I see a few motherboards that say 2 x PCI Express 3.0 x16 slots (PCIE1/PCIE3: single at x16 (PCIE1) / x8 (PCIE3) or dual at x8/x8 mode)

and that got me thinking, what's the point of having pcie3 if its only running at x8, not that I want to get in the way of technology an all, but I see this as pointless? or do I not understand properly.

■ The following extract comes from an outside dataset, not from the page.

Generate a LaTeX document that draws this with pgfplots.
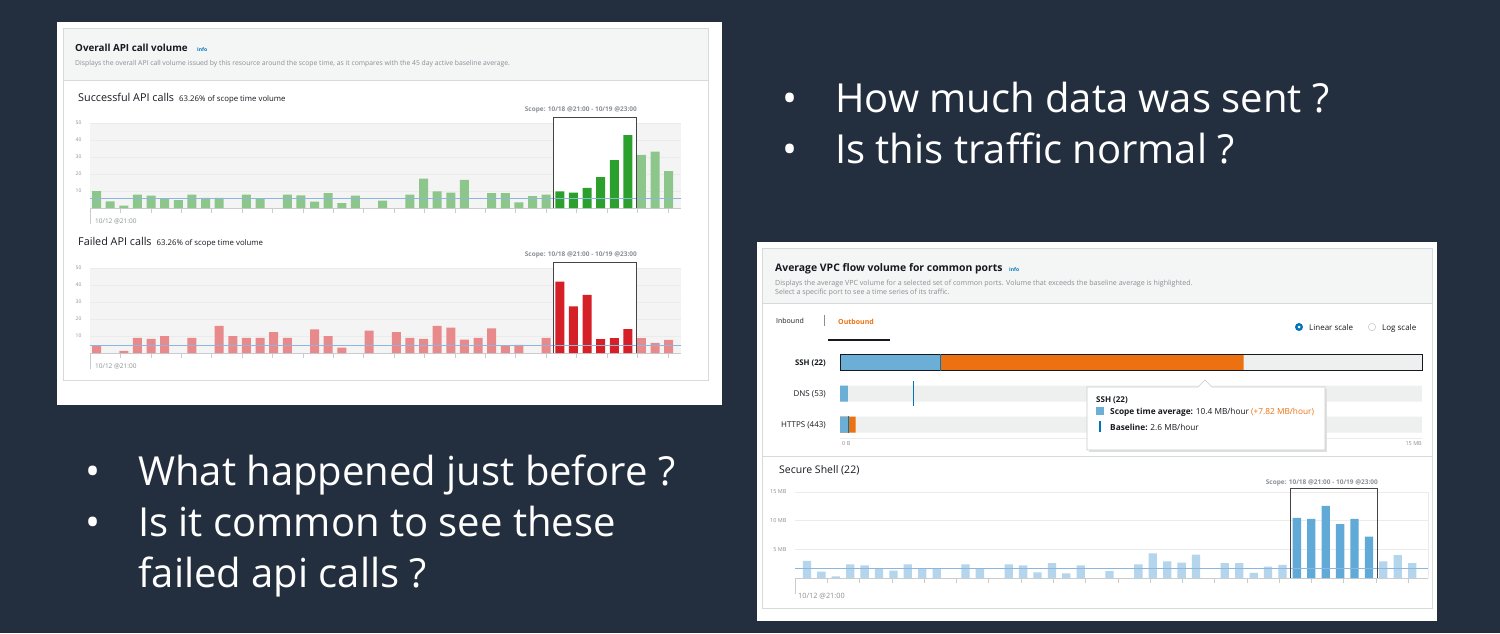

Any recommended sli boards I should be looking at.
 
A PCI-E 3 slot running at 8x is the same as a PCI-E 2 running at 16x so in SLI on that board you'll be running at the same speed as 2 PCI-E 2x16. This won't be a bottleneck at all as you're gfx card doesn't saturate a PCI-E 2 x16 as it is.
 
From here it states

http://en.wikipedia.org/wiki/PCI_Express

  • v2.x: 500 MB/s (5 GT/s)
  • v3.0: 1 GB/s (8 GT/s)
What you would need is M/B with full PCI-E 3 * 2 specs.


I Have a AMD 7970 so my gpu would get the benifet from it, are u going to use a PCI-E 3 GPU etc ? otherwise PCI-E 2 would do you.

Kenneth.
 
So its not really at the consumer level yet? its mainly for solid state drives and raid controller cards.

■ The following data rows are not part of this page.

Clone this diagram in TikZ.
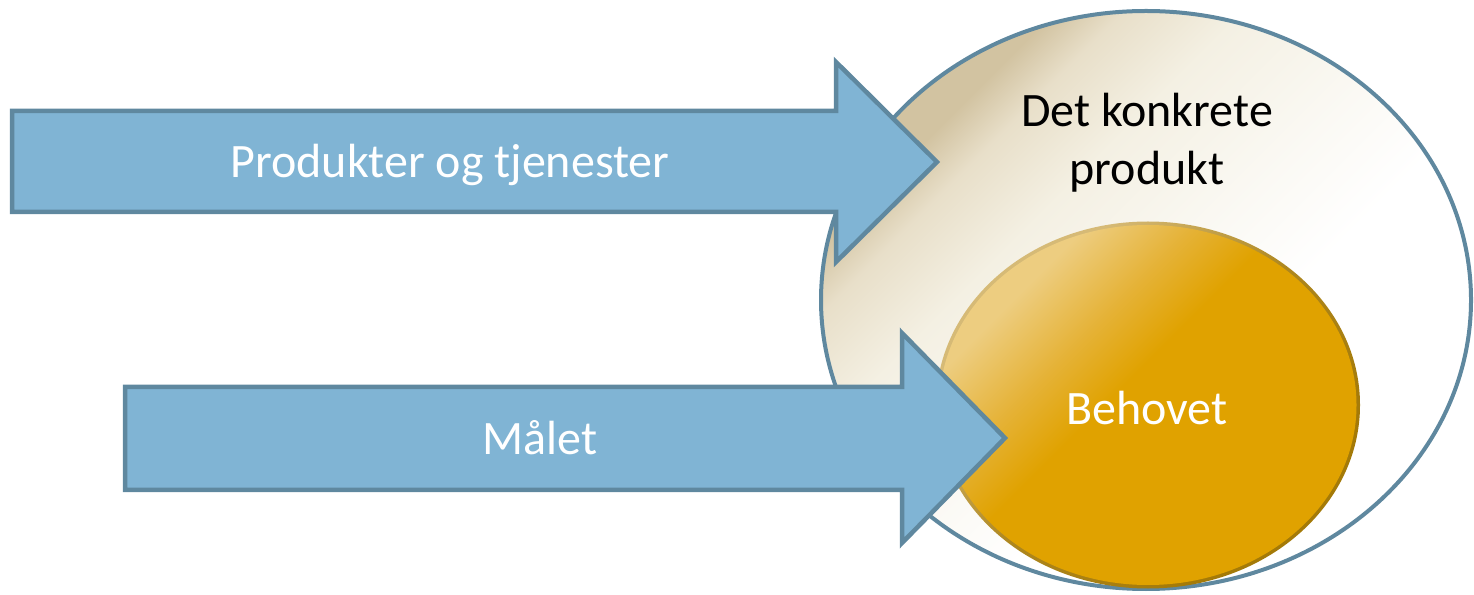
\documentclass[tikz,border=0pt]{standalone}
\usepackage{fontspec}
\setmainfont{Carlito}
\usetikzlibrary{shapes.geometric}

\definecolor{pilfyll}{HTML}{80B4D4}
\definecolor{pilkant}{HTML}{5F889F}
\definecolor{ytremork}{HTML}{D2C3A1}
\definecolor{ytremid}{HTML}{E8DFC9}
\definecolor{ytrelys}{HTML}{F4F0E3}
\definecolor{indrelys}{HTML}{EDCD80}
\definecolor{indremid}{HTML}{E5B236}
\definecolor{indrefyll}{HTML}{E0A200}
\definecolor{randlys}{HTML}{D6BA76}
\definecolor{randmork}{HTML}{A47A08}

\pgfdeclarehorizontalshading{ytreskygge}{100bp}{color(0bp)=(ytremork); color(28bp)=(ytremork);
  color(32bp)=(ytremid); color(39bp)=(ytrelys); color(50bp)=(ytrelys!40!white); color(58bp)=(white); color(100bp)=(white)}
\pgfdeclarehorizontalshading{indreskygge}{100bp}{color(0bp)=(indrelys); color(28bp)=(indrelys);
  color(38bp)=(indremid); color(46bp)=(indrefyll); color(100bp)=(indrefyll)}
\pgfdeclarehorizontalshading{randskygge}{100bp}{color(0bp)=(randlys); color(30bp)=(randlys);
  color(50bp)=(randmork!80!randlys); color(70bp)=(randmork); color(100bp)=(randmork)}

\tikzset{
  pil/.style={fill=pilfyll, draw=pilkant, line width=4.5pt, line join=miter},
  piltekst/.style={text=white, anchor=base},
  sirkel/.style={ellipse, inner sep=0pt},
}

\begin{document}
\begin{tikzpicture}[x=1pt, y=1pt, font=\fontsize{48}{58}\selectfont]
  \useasboundingbox (0,0) rectangle (1474,594);

  % ellipsene
  \node[sirkel, draw=pilkant, line width=4pt, shading=ytreskygge, shading angle=-45,
        minimum width=650, minimum height=578] (ytre) at (1146,294) {};
  \node[sirkel, shading=randskygge, shading angle=-45,
        minimum width=424, minimum height=367] (indrerand) at (1148,189) {};
  \node[sirkel, shading=indreskygge, shading angle=-45,
        minimum width=417, minimum height=360] (indre) at (indrerand) {};

  % pilene
  \draw[pil] (12,483) -- (836,483) -- (836,532) -- (937,432)
    -- (836,332) -- (836,382) -- (12,382) -- cycle;
  \draw[pil] (125,207) -- (902,207) -- (902,261) -- (1005,156)
    -- (902,51) -- (902,104) -- (125,104) -- cycle;

  % tekstene
  \node[piltekst] (produkter) at (450,416) {Produkter og tjenester};
  \node[piltekst] (maalet) at (540,139) {Målet};
  \node[align=center] (konkret) at (1147,451) {Det konkrete\\produkt};
  \node[text=white, anchor=base] (behovet) at (1147,169) {Behovet};
\end{tikzpicture}
\end{document}
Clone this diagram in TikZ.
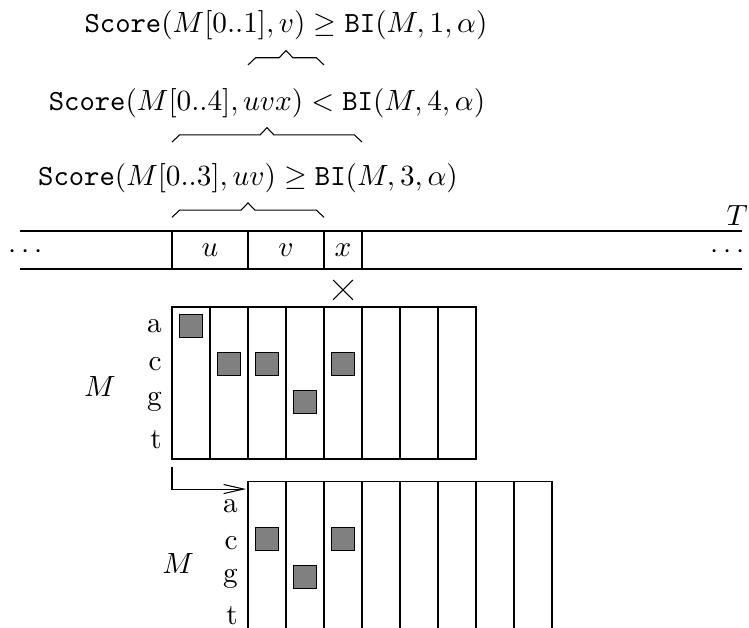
\documentclass[tikz,border=0pt,11pt]{standalone}
\usetikzlibrary{arrows.meta}
\tikzset{
	hit/.style={draw,fill=gray},
	base/.style={left,inner ysep=0.5pt},
	shift arrow/.style={-{Straight Barb[length=7.5pt,width=3.4pt]}},
}
% kinked brace: x from, x to, y
\newcommand{\kbrace}[3]{
	\draw (#1,#3) -- ({#1+0.2},{#3+0.19}) -- ({(#1+#2)/2-0.18},{#3+0.19})
		-- ({(#1+#2)/2},{#3+0.38}) -- ({(#1+#2)/2+0.18},{#3+0.19})
		-- ({#2-0.2},{#3+0.19}) -- (#2,#3);
}
\begin{document}
\begin{tikzpicture}[x=0.5cm,y=0.5cm]
	\useasboundingbox (-4.526,8.079) rectangle (15.184,-8.421);
	\clip (-4.526,8.079) rectangle (15.184,-8.421);
	% the text T
	\draw (-4,2) -- (15,2);
	\draw (-4,1) -- (15,1);
	\foreach \x in {0,2,4,5} \draw (\x,1) -- (\x,2);
	\node (u) at (1,1.5) {$u$};
	\node (v) at (3,1.5) {$v$};
	\node (x) at (4.5,1.5) {$x$};
	\node[inner sep=0pt] (ldots) at (-3.85,1.45) {$\cdots$};
	\node[inner sep=0pt] (rdots) at (14.63,1.45) {$\cdots$};
	\node[inner sep=0pt] (T) at (14.87,2.4) {$T$};

	% scores
	\kbrace{0}{4}{2.36}
	\node[above] (s3) at (2,2.74) {$\texttt{Score}(M[0..3],uv)\geq\texttt{BI}(M,3,\alpha)$};
	\kbrace{0}{5}{4.34}
	\node[above] (s4) at (2.5,4.72) {$\texttt{Score}(M[0..4],uvx)<\texttt{BI}(M,4,\alpha)$};
	\kbrace{2}{4}{6.37}
	\node[above] (s1) at (3,6.75) {$\texttt{Score}(M[0..1],v)\geq\texttt{BI}(M,1,\alpha)$};

	% mismatch
	\draw (4.24,0.71) -- (4.76,0.19);
	\draw (4.24,0.19) -- (4.76,0.71);

	% matrix M
	\draw (0,0) rectangle (8,-4);
	\foreach \x in {1,...,7} \draw (\x,0) -- (\x,-4);
	\foreach \c/\r in {0/0,1/1,2/1,3/2,4/1}
		\draw[hit] (\c+0.2,-\r-0.2) rectangle +(0.6,-0.6);
	\foreach \b [count=\i from 0] in {a,c,g,t}
		\node[base] (m\b) at (0,-\i-0.5) {\b};
	\node (M) at (-1.9,-2.1) {$M$};

	% shifted matrix
	\coordinate (from) at (0,-4.2);
	\coordinate (to) at (1.95,-4.79);
	\draw[shift arrow] (from) |- (to);
	\draw (2,-4.6) rectangle (10,-8.6);
	\foreach \x in {3,...,9} \draw (\x,-4.6) -- (\x,-8.6);
	\foreach \c/\r in {0/1,1/2,2/1}
		\draw[hit] (\c+2.2,-\r-4.8) rectangle +(0.6,-0.6);
	\foreach \b [count=\i from 0] in {a,c,g,t}
		\node[base] (n\b) at (2,-\i*0.96-5.24) {\b};
	\node (M2) at (0.16,-6.74) {$M$};
\end{tikzpicture}
\end{document}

I would be looking at adding a second gtx680
 
I'd say there's no necessity of pcie 3 for a single isolated typical consumer level application but it does also allow for more add-in cards at the same bandwith so progression is natural to the new standard even if there is no direct need.
 
You will have nearly twice the bandwidth with PCI-E 3.0 8x/8x compared to PCI 2.0 8x/8x, that's the point.

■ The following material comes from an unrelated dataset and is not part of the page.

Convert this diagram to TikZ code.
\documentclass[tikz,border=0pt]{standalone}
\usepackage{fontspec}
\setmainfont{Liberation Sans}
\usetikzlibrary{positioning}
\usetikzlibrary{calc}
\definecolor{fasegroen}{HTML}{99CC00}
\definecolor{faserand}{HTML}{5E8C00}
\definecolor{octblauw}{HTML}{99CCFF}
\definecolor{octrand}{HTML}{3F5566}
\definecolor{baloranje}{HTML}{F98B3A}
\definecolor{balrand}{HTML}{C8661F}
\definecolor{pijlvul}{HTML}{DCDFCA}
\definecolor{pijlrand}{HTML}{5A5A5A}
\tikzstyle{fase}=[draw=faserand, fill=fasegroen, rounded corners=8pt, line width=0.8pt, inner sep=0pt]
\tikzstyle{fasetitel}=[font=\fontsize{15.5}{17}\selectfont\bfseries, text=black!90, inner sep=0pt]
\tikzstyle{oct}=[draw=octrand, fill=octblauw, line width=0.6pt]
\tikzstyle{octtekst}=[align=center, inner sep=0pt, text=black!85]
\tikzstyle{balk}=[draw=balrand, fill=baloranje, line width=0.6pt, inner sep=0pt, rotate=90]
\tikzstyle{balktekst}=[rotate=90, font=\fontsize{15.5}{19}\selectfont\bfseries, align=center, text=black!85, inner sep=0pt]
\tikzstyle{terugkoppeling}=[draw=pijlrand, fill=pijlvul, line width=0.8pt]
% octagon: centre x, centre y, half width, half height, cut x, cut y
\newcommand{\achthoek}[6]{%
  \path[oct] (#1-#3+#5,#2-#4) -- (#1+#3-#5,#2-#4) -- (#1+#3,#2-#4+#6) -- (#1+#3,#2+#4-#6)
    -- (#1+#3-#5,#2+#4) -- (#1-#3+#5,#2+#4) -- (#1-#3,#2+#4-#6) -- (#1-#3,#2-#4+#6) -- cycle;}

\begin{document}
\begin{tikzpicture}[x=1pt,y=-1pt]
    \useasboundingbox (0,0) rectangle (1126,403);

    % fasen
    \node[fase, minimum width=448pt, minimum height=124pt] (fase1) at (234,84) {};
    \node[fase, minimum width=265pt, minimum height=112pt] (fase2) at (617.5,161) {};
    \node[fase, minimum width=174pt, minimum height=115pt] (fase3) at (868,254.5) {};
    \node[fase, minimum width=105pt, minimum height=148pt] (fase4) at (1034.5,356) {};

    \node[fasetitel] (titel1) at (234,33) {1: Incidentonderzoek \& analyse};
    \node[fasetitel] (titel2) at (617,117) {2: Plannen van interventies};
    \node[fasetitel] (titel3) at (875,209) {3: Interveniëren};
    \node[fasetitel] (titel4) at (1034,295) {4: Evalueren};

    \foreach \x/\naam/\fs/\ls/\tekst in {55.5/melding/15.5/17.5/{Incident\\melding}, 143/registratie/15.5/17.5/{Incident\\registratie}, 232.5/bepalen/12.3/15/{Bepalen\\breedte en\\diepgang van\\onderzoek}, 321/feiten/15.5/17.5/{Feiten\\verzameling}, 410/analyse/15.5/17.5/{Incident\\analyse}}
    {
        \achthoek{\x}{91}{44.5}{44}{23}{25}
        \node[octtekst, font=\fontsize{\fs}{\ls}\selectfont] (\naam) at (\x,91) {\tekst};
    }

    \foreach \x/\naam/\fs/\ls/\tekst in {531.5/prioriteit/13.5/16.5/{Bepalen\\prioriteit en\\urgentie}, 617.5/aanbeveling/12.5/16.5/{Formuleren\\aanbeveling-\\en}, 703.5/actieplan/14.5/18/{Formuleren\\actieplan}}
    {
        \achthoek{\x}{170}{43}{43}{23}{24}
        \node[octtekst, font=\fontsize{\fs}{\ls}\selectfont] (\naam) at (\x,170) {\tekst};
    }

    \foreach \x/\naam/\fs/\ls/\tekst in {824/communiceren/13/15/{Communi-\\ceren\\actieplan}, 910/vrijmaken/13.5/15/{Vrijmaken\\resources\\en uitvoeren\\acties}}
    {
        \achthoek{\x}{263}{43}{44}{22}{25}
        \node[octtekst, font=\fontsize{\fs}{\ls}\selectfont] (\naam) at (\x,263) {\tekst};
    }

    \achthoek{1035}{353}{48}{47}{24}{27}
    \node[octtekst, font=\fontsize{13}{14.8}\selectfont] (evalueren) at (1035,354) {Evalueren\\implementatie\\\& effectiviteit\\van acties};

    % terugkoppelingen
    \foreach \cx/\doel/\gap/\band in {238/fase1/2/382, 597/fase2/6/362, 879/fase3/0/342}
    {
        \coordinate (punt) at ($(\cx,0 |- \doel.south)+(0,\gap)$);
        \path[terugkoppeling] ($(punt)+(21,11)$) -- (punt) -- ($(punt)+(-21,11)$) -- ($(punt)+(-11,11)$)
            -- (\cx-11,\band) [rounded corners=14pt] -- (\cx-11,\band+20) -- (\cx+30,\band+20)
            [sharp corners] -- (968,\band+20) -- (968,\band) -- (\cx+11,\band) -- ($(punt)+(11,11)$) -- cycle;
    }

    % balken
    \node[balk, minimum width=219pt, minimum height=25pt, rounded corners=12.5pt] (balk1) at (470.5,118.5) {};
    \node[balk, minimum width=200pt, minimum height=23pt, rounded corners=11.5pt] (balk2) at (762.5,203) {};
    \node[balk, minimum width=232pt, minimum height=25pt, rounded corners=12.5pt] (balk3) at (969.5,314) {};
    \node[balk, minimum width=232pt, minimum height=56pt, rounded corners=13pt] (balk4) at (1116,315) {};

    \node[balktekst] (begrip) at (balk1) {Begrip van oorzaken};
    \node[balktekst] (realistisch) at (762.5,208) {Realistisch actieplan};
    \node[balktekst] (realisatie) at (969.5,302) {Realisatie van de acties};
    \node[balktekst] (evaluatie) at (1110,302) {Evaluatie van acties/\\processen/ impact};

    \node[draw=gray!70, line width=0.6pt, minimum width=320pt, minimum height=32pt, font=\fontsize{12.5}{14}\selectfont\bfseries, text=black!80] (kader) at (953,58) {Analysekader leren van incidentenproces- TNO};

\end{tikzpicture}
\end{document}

The reason they are only running at 8x is more of a limitation of the LGA1155 platform, the CPU's only have a total of 16 PCI-E lanes built into them so if you want to use two graphics cards then they have to use 8 lanes each.
 
4x is enough for all current graphics cards it seems. The world record for unigen with 3 x 7970 has two of them at 4x on Maximus V Formula board.

Unigen is a graphics card limiting bench too.
 
Both what mmj_uk and 8 Pack said is correct. Remember that PCIE 3 is a ratified standard by the PCIE SIG and is for use across a number of different platforms, not just Z77 and Ivybridge. Z77 and IB obviously have the limitation of only x16 on one slot or x8/x8 because thats all that platform is capable of offering natively, whereas on X79 and Sandybridge-E you have can x16/x16.

The reality is that even at x8 on PCIE 2 the GPU is still the bottleneck, not the bus. Hence this is the reason why SLI/Xfire is able to scale and two cards give better performance than one. If the bus was saturated then adding additional cards would do very little, which we know is not the case. Don't fear x8/x8. Start worrying when you can look at your GPU utilisation meters and see that it's not running at 100% when running benchmarks, thats when you know your card is being under utilised and something is getting in the way.

It's definately the way forward and seems to be maturing as an interconnect standard as time goes on.